Djokovic reopens the debate older than tennis: should men be paid more?

Novak Djokovic has stirred the pot in a troubled tennis world today by declaring that Men’s tennis prize money should be higher because of the heightened interest it receives compared to the women’s game.

He said: “Obviously it’s a very delicate situation. Women deserve respect and admiration for what they are doing. You know, equal prize money was the main subject of the tennis world in the last seven, eight years. I have been through that process as well so I understand how much power and energy WTA and all the advocates for equal prize money have invested in order to reach that.

“I applaud them for that, I honestly do. They fought for what they deserve and they got it. On the other hand I think that our men’s tennis world, ATP world, should fight for more because the stats are showing that we have much more spectators on the men’s tennis matches. I think that’s one of the reasons why maybe we should get awarded more. Women should fight for what they think they deserve and we should fight for what we think we deserve.

“As long as it’s like that and there is data and stats available upon who attracts more attention, spectators, who sells more tickets and stuff like that, in relation to that it has to be fairly distributed.”

Djokovic’s comments follow on from the contentious assertions of Raymond Moore, the Chief Executive of Indian Wells, who declared that women should “go down every night on their knees and thank God that Roger Federer and Rafa Nadal were born, because they have carried this sport.” His comments were deemed highly confrontational and offensive and Moore since apologised. But this is just the newest challenge facing the sport and it follows on from Maria Sharapova’s recently failed drugs test at the Australian Open.

Sharapova had Meldonium in her system, a blood flow increasing drug, which is a listed banned substance in professional tennis. It’s safe to say that the last few weeks have seen the tennis world serve up a few headlines for all the wrong reasons.

Back to Djokovic: His comments are not new. This is a debate in tennis which has been echoing off of tennis court walls and quiet locker rooms for the past decade. When Andy Murray won the Wimbledon Grand Slam in 2013, I interviewed two previous Grand Slam winners and was called a “stick in the mud” for quizzing on gender pay scales – apparently, the World No.1 is still yet to remove that same stick three years on.

This divide, in my opinion, is caused by a few notable points. Firstly the standard of play in men’s tennis is higher on average than in the women’s game.

If we take a look at the 2016 Australian Open as it is the most recent Grand Slam, diving into the first round statistics (for greater overall analysis of top 128 players) we can see that despite women playing for 141 sets made 3,138 unforced errors equalling 22 cheap points a set.  The men on the other hand played 217 sets, because of some 5 or 4 set matches, and made 4,012 unforced errors thereby equating to 18 cheap points each set.*

This is despite the fact that men are competing over a longer duration because of the set extension added in Grand Slam tennis.

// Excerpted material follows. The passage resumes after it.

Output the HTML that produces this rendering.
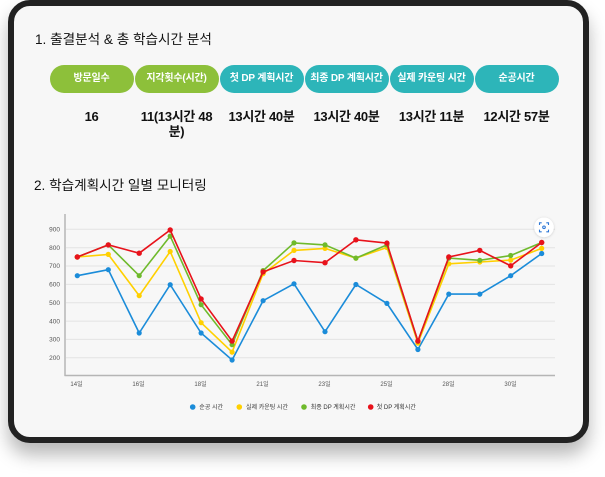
<!DOCTYPE html>
<html>
<head>
<meta charset="utf-8">
<style>
html,body{margin:0;padding:0;}
body{width:605px;height:477px;background:#fff;overflow:hidden;position:relative;font-family:"Liberation Sans","Noto Sans CJK KR",sans-serif;}
.frame{position:absolute;left:8px;top:0;width:581px;height:443px;box-sizing:border-box;border:6px solid #222;border-radius:22px;background:#f7f7f7;box-shadow:0 12px 18px rgba(0,0,0,0.28);}
.h{position:absolute;font-size:13.6px;line-height:16px;color:#111;white-space:nowrap;}
.pill{position:absolute;top:65px;height:28px;width:84px;border-radius:14px;color:#fff;font-size:10px;font-weight:bold;line-height:28px;text-align:center;white-space:nowrap;letter-spacing:-0.2px;}
.g{background:#8dc03a;}
.t{background:#2db5b9;}
.v{position:absolute;top:109px;width:84px;text-align:center;font-size:13px;font-weight:bold;line-height:15px;color:#111;white-space:nowrap;letter-spacing:-0.3px;}
svg{position:absolute;left:0;top:0;}
</style>
</head>
<body>
<div class="frame"></div>
<div class="h" style="left:35px;top:32px;">1. 출결분석 &amp; 총 학습시간 분석</div>

<div class="pill g" style="left:49.5px;">방문일수</div>
<div class="pill g" style="left:134.5px;">지각횟수(시간)</div>
<div class="pill t" style="left:219.5px;">첫 DP 계획시간</div>
<div class="pill t" style="left:304.5px;">최종 DP 계획시간</div>
<div class="pill t" style="left:389.5px;">실제 카운팅 시간</div>
<div class="pill t" style="left:474.5px;">순공시간</div>

<div class="v" style="left:49.5px;">16</div>
<div class="v" style="left:134.5px;">11(13시간 48<br>분)</div>
<div class="v" style="left:219.5px;">13시간 40분</div>
<div class="v" style="left:304.5px;">13시간 40분</div>
<div class="v" style="left:389.5px;">13시간 11분</div>
<div class="v" style="left:474.5px;">12시간 57분</div>

<div class="h" style="left:34px;top:178px;">2. 학습계획시간 일별 모니터링</div>

<svg width="605" height="477" viewBox="0 0 605 477" xmlns="http://www.w3.org/2000/svg">
  <g stroke="#e3e3e3" stroke-width="1">
    <line x1="66" y1="229.3" x2="555" y2="229.3"/>
    <line x1="66" y1="247.7" x2="555" y2="247.7"/>
    <line x1="66" y1="266.0" x2="555" y2="266.0"/>
    <line x1="66" y1="284.4" x2="555" y2="284.4"/>
    <line x1="66" y1="302.7" x2="555" y2="302.7"/>
    <line x1="66" y1="321.1" x2="555" y2="321.1"/>
    <line x1="66" y1="339.4" x2="555" y2="339.4"/>
    <line x1="66" y1="357.8" x2="555" y2="357.8"/>
  </g>
  <line x1="65" y1="214" x2="65" y2="376" stroke="#b5b5b5" stroke-width="1.5"/>
  <line x1="64.5" y1="375.5" x2="555" y2="375.5" stroke="#b5b5b5" stroke-width="1.5"/>
  <g font-family="Liberation Sans, sans-serif" font-size="6.5" fill="#555" text-anchor="end">
    <text x="60" y="231.5">900</text>
    <text x="60" y="249.9">800</text>
    <text x="60" y="268.2">700</text>
    <text x="60" y="286.6">600</text>
    <text x="60" y="304.9">500</text>
    <text x="60" y="323.3">400</text>
    <text x="60" y="341.6">300</text>
    <text x="60" y="360.0">200</text>
  </g>
  <g font-family="Liberation Sans, Noto Sans CJK KR, sans-serif" font-size="6" fill="#555" text-anchor="middle">
    <text x="76.5" y="386">14일</text>
    <text x="138.5" y="386">16일</text>
    <text x="200.5" y="386">18일</text>
    <text x="262.5" y="386">21일</text>
    <text x="324.5" y="386">23일</text>
    <text x="386.5" y="386">25일</text>
    <text x="448.5" y="386">28일</text>
    <text x="510.5" y="386">30일</text>
  </g>

  <g stroke="#1b8cd9" fill="#1b8cd9">
    <polyline fill="none" stroke-width="1.6" points="77.3,275.7 108.3,269.7 139.2,333.0 170.2,284.7 201.1,333.0 232.1,360.0 263.1,300.7 294.0,283.8 325.0,331.7 355.9,284.5 386.9,303.4 417.9,349.5 448.8,294.1 479.8,294.1 510.7,275.7 541.7,253.5"/>
    <g stroke="none">
      <circle cx="77.3" cy="275.7" r="2.6"/><circle cx="108.3" cy="269.7" r="2.6"/><circle cx="139.2" cy="333.0" r="2.6"/><circle cx="170.2" cy="284.7" r="2.6"/>
      <circle cx="201.1" cy="333.0" r="2.6"/><circle cx="232.1" cy="360.0" r="2.6"/><circle cx="263.1" cy="300.7" r="2.6"/><circle cx="294.0" cy="283.8" r="2.6"/>
      <circle cx="325.0" cy="331.7" r="2.6"/><circle cx="355.9" cy="284.5" r="2.6"/><circle cx="386.9" cy="303.4" r="2.6"/><circle cx="417.9" cy="349.5" r="2.6"/>
      <circle cx="448.8" cy="294.1" r="2.6"/><circle cx="479.8" cy="294.1" r="2.6"/><circle cx="510.7" cy="275.7" r="2.6"/><circle cx="541.7" cy="253.5" r="2.6"/>
    </g>
  </g>
  <g stroke="#ffd000" fill="#ffd000">
    <polyline fill="none" stroke-width="1.6" points="77.3,257.0 108.3,254.4 139.2,295.7 170.2,251.5 201.1,322.7 232.1,352.1 263.1,273.7 294.0,250.4 325.0,248.4 355.9,258.1 386.9,247.5 417.9,343.1 448.8,263.8 479.8,262.0 510.7,260.1 541.7,248.4"/>
    <g stroke="none">
      <circle cx="77.3" cy="257.0" r="2.6"/><circle cx="108.3" cy="254.4" r="2.6"/><circle cx="139.2" cy="295.7" r="2.6"/><circle cx="170.2" cy="251.5" r="2.6"/>
      <circle cx="201.1" cy="322.7" r="2.6"/><circle cx="232.1" cy="352.1" r="2.6"/><circle cx="263.1" cy="273.7" r="2.6"/><circle cx="294.0" cy="250.4" r="2.6"/>
      <circle cx="325.0" cy="248.4" r="2.6"/><circle cx="355.9" cy="258.1" r="2.6"/><circle cx="386.9" cy="247.5" r="2.6"/><circle cx="417.9" cy="343.1" r="2.6"/>
      <circle cx="448.8" cy="263.8" r="2.6"/><circle cx="479.8" cy="262.0" r="2.6"/><circle cx="510.7" cy="260.1" r="2.6"/><circle cx="541.7" cy="248.4" r="2.6"/>
    </g>
  </g>
  <g stroke="#6fba2c" fill="#6fba2c">
    <polyline fill="none" stroke-width="1.6" points="77.3,257.0 108.3,244.9 139.2,275.7 170.2,236.1 201.1,304.7 232.1,344.7 263.1,270.6 294.0,242.9 325.0,244.9 355.9,258.1 386.9,244.9 417.9,341.2 448.8,258.1 479.8,260.3 510.7,255.5 541.7,242.5"/>
    <g stroke="none">
      <circle cx="77.3" cy="257.0" r="2.6"/><circle cx="108.3" cy="244.9" r="2.6"/><circle cx="139.2" cy="275.7" r="2.6"/><circle cx="170.2" cy="236.1" r="2.6"/>
      <circle cx="201.1" cy="304.7" r="2.6"/><circle cx="232.1" cy="344.7" r="2.6"/><circle cx="263.1" cy="270.6" r="2.6"/><circle cx="294.0" cy="242.9" r="2.6"/>
      <circle cx="325.0" cy="244.9" r="2.6"/><circle cx="355.9" cy="258.1" r="2.6"/><circle cx="386.9" cy="244.9" r="2.6"/><circle cx="417.9" cy="341.2" r="2.6"/>
      <circle cx="448.8" cy="258.1" r="2.6"/><circle cx="479.8" cy="260.3" r="2.6"/><circle cx="510.7" cy="255.5" r="2.6"/><circle cx="541.7" cy="242.5" r="2.6"/>
    </g>
  </g>
  <g stroke="#e8121b" fill="#e8121b">
    <polyline fill="none" stroke-width="1.6" points="77.3,257.0 108.3,244.9 139.2,253.2 170.2,230.0 201.1,299.0 232.1,341.1 263.1,271.9 294.0,260.5 325.0,262.7 355.9,239.8 386.9,243.1 417.9,341.1 448.8,257.0 479.8,250.4 510.7,265.8 541.7,242.5"/>
    <g stroke="none">
      <circle cx="77.3" cy="257.0" r="2.7"/><circle cx="108.3" cy="244.9" r="2.7"/><circle cx="139.2" cy="253.2" r="2.7"/><circle cx="170.2" cy="230.0" r="2.7"/>
      <circle cx="201.1" cy="299.0" r="2.7"/><circle cx="232.1" cy="341.1" r="2.7"/><circle cx="263.1" cy="271.9" r="2.7"/><circle cx="294.0" cy="260.5" r="2.7"/>
      <circle cx="325.0" cy="262.7" r="2.7"/><circle cx="355.9" cy="239.8" r="2.7"/><circle cx="386.9" cy="243.1" r="2.7"/><circle cx="417.9" cy="341.1" r="2.7"/>
      <circle cx="448.8" cy="257.0" r="2.7"/><circle cx="479.8" cy="250.4" r="2.7"/><circle cx="510.7" cy="265.8" r="2.7"/><circle cx="541.7" cy="242.5" r="2.7"/>
    </g>
  </g>

  <defs>
    <filter id="sh" x="-50%" y="-50%" width="200%" height="200%">
      <feDropShadow dx="0" dy="0.5" stdDeviation="1.2" flood-color="#000" flood-opacity="0.18"/>
    </filter>
  </defs>
  <circle cx="544" cy="227.3" r="9.8" fill="#fff" filter="url(#sh)"/>
  <g fill="none" stroke="#2f78d6" stroke-width="1.1">
    <path d="M539.5,225 v-2.2 h2.2"/>
    <path d="M546.3,222.8 h2.2 v2.2"/>
    <path d="M548.5,229.6 v2.2 h-2.2"/>
    <path d="M541.7,231.8 h-2.2 v-2.2"/>
    <circle cx="544" cy="227.3" r="1.3"/>
  </g>

  <g font-family="Liberation Sans, Noto Sans CJK KR, sans-serif" font-size="6" fill="#333">
    <circle cx="192.7" cy="407" r="2.8" fill="#1b8cd9"/>
    <text x="199.3" y="409">순공 시간</text>
    <circle cx="239.3" cy="407" r="2.8" fill="#ffd000"/>
    <text x="246" y="409">실제 카운팅 시간</text>
    <circle cx="304" cy="407" r="2.8" fill="#6fba2c"/>
    <text x="310.7" y="409">최종 DP 계획시간</text>
    <circle cx="370.7" cy="407" r="2.8" fill="#e8121b"/>
    <text x="376.7" y="409">첫 DP 계획시간</text>
  </g>
</svg>
</body>
</html>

Some may argue the reason behind this is that women are not on average competing at the same level as the men, but secondly and in my opinion more importantly, because the style of play is so very different. Men for example, played 18 winners on average per set in the first round, whereas their female colleagues hit just 15. Men also hit more aces over the course of a set, standing on average at 6 compared to women at 2.8 (3).

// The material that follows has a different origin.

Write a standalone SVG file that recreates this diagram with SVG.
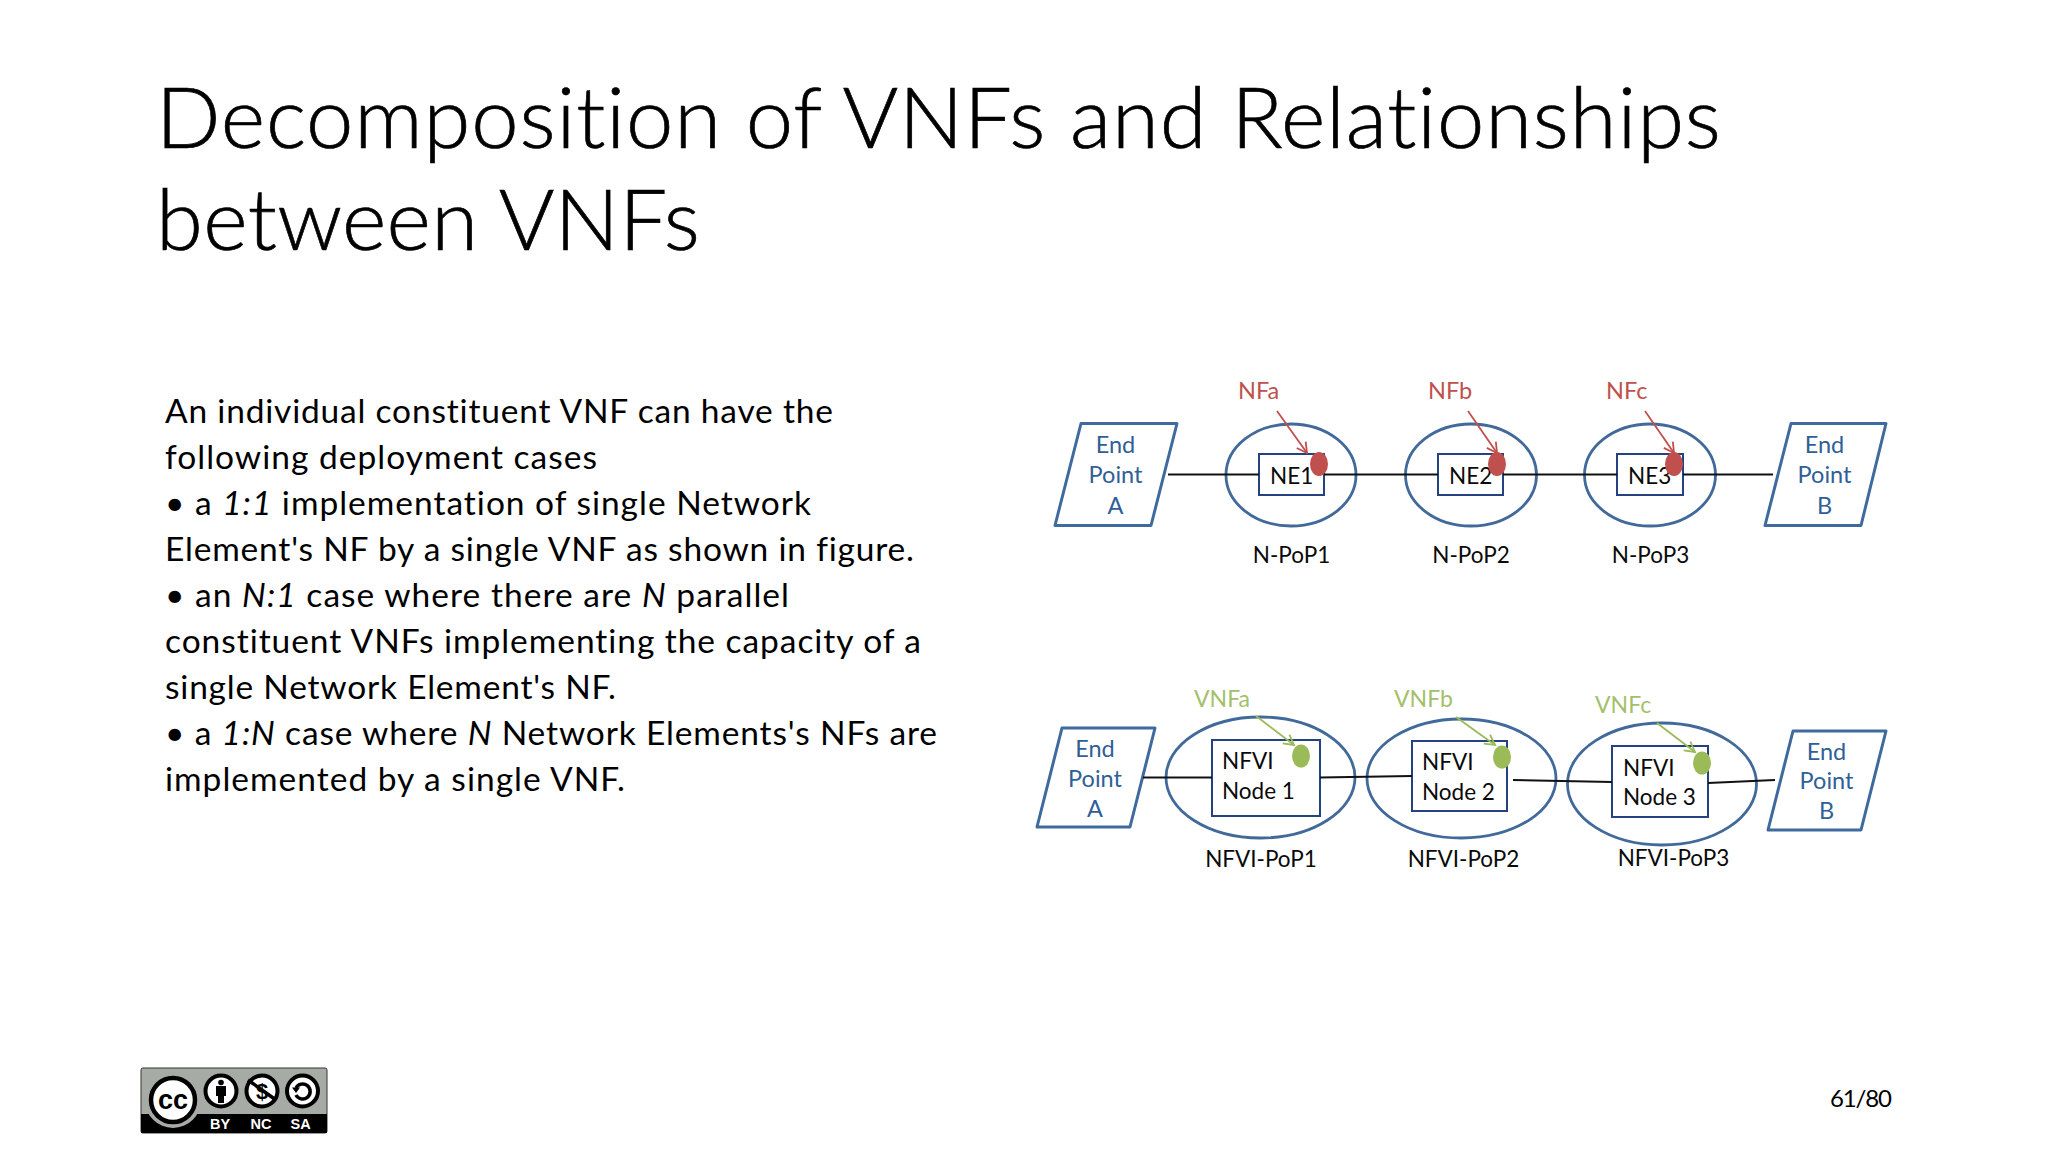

So not only is men’s tennis riddled with fewer mistakes, they also play more powerful, aggressive tennis.

The men’s game brings a level of dynamism to the sport which the women’s game has yet to master. This means that whilst in men’s tennis some players attack the net or dominate on their serve, the vast majority of women’s tennis is played behind the baseline. Points are therefore longer and more unforced errors are made. But sadly, from a commercial perspective, this often means repeat viewing for fans.

So is Djokovic correct? Should men be paid more for their contribution to the sport? I think that is something which he and his colleagues are far better equipped to answer than I am, however it would make that choice clearer with the introduction of 5 set matches in women’s Grand Slams.

Why do I think this? Especially after illustrating why we ought to prefer watching men’s tennis over women’s?

The answer is quite simple: it’s impossible to play 5 set matches behind the baseline where your primary game-plan is to focus on your opponent making a mistake.

The dynamism I mentioned earlier is a facet of asking our bodies to compete at a higher level. Over the period of a tournament, spending hours on the court in long and drawn out 5 set matches would deteriorate physical presence and mental toughness. A player’s feet would become swollen, muscles would pull and ache, and the risk of injury is far greater; and so instead the women’s version of the game would be forced to change its focus to attacking the point and seizing the set by being more aggressive and shortening points.

Tennis like this is more entertaining. The monotony of baseline tennis point after point would become anachronistic and its removal, in my opinion, would generate the interest in the women’s game to finally put this debate to rest.



* The rounded statistics show that male tennis players made significantly fewer errors in rounds 1, 2, 3, and Quarter Final.

Round 4 was equal.

The Semi Final and Final both showed significantly fewer unforced errors per set for women compared to men.